→ Given problem
Can you set down, exactly as they appear below, the lines from the opening of the material through the one bearing "minimum width=275pt, minimum", minus the pictures?

→ Material
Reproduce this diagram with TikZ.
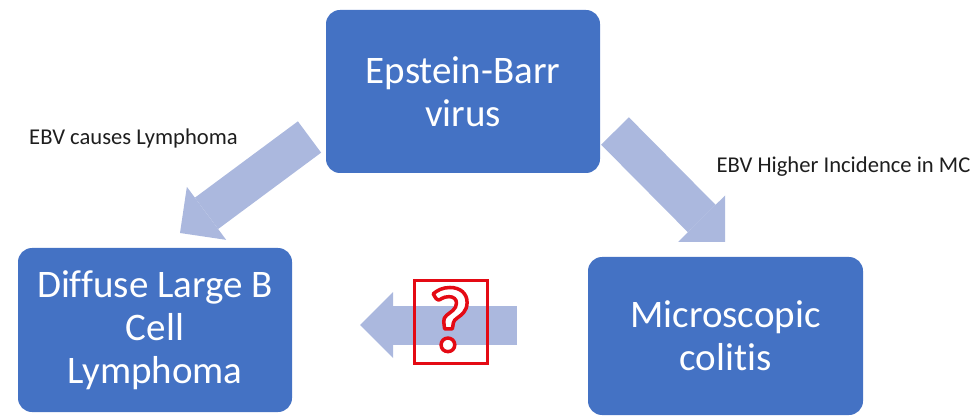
\documentclass[tikz,border=0pt]{standalone}
\usepackage{fontspec}
\setmainfont{Carlito}[Ligatures=NoCommon]
\usetikzlibrary{arrows.meta}

\definecolor{boxblue}{RGB}{68,114,196}
\definecolor{arrowblue}{RGB}{171,184,222}
\definecolor{qred}{RGB}{228,10,20}
\definecolor{notegray}{RGB}{30,30,30}

\tikzset{
  bluebox/.style={fill=boxblue, rounded corners=14pt, text=white, align=center,
    inner sep=0pt, font=\fontsize{39}{43}\selectfont},
  fatarrow/.style={arrowblue, line width=39pt,
    -{Triangle[width=66pt,length=33pt,line width=0pt]}},
  note/.style={text=notegray, font=\fontsize{22.6}{26}\selectfont}
}
% outlined glyph: white fill, red stroke
\newcommand{\hollowred}[1]{\textcolor{white}{\special{pdf:literal direct 2 Tr 3.5 w 1 j 0.894 0.039 0.078 RG}#1\special{pdf:literal direct 0 Tr 1 w 0 j}}}

\begin{document}
\begin{tikzpicture}[x=1pt,y=1pt]
        \useasboundingbox (0,0) rectangle (974,418);

        % the three boxes
        \node[bluebox, minimum width=274pt, minimum height=163pt] (ebv) at (463,326.5) {Epstein-Barr\\virus};
        \node[bluebox, minimum width=274pt, minimum height=164pt] (dlbcl) at (155,88) {Diffuse Large B\\Cell\\Lymphoma};
        \node[bluebox, minimum width=275pt, minimum height=158pt] (mc) at (725.5,82) {Microscopic\\colitis};

        % arrow ends
        \coordinate (ltail) at (309.5,281);
        \coordinate (ltip) at (180,185);
        \coordinate (rtail) at (615,287);
        \coordinate (rtip) at (725,176);
        \coordinate (htail) at (517,93);
        \coordinate (htip) at (360,93);

        \draw[fatarrow] (ltail) -- (ltip);
        \draw[fatarrow] (rtail) -- (rtip);
        \draw[fatarrow] (htail) -- (htip);

        % labels
        \node[note] (causes) at (133.5,280) {EBV causes Lymphoma};
        \node[note] (incidence) at (843.5,251) {EBV Higher Incidence in MC};

        % question box
        \node[draw=qred, line width=3pt, minimum width=73pt, minimum height=83pt, inner sep=0pt] (qbox) at (450.5,96.5) {};
        \node[anchor=base, inner sep=0pt, font=\fontsize{92}{92}\selectfont\bfseries] (qmark) at (450,67) {\hollowred{?}};
\end{tikzpicture}
\end{document}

→ Response below
Reproduce this diagram with TikZ.
\documentclass[tikz,border=0pt]{standalone}
\usepackage{fontspec}
\setmainfont{Carlito}[Ligatures=NoCommon]
\usetikzlibrary{arrows.meta}

\definecolor{boxblue}{RGB}{68,114,196}
\definecolor{arrowblue}{RGB}{171,184,222}
\definecolor{qred}{RGB}{228,10,20}
\definecolor{notegray}{RGB}{30,30,30}

\tikzset{
  bluebox/.style={fill=boxblue, rounded corners=14pt, text=white, align=center,
    inner sep=0pt, font=\fontsize{39}{43}\selectfont},
  fatarrow/.style={arrowblue, line width=39pt,
    -{Triangle[width=66pt,length=33pt,line width=0pt]}},
  note/.style={text=notegray, font=\fontsize{22.6}{26}\selectfont}
}
% outlined glyph: white fill, red stroke
\newcommand{\hollowred}[1]{\textcolor{white}{\special{pdf:literal direct 2 Tr 3.5 w 1 j 0.894 0.039 0.078 RG}#1\special{pdf:literal direct 0 Tr 1 w 0 j}}}

\begin{document}
\begin{tikzpicture}[x=1pt,y=1pt]
        \useasboundingbox (0,0) rectangle (974,418);

        % the three boxes
        \node[bluebox, minimum width=274pt, minimum height=163pt] (ebv) at (463,326.5) {Epstein-Barr\\virus};
        \node[bluebox, minimum width=274pt, minimum height=164pt] (dlbcl) at (155,88) {Diffuse Large B\\Cell\\Lymphoma};
        \node[bluebox, minimum width=275pt, minimum height=158pt] (mc) at (725.5,82) {Microscopic\\colitis};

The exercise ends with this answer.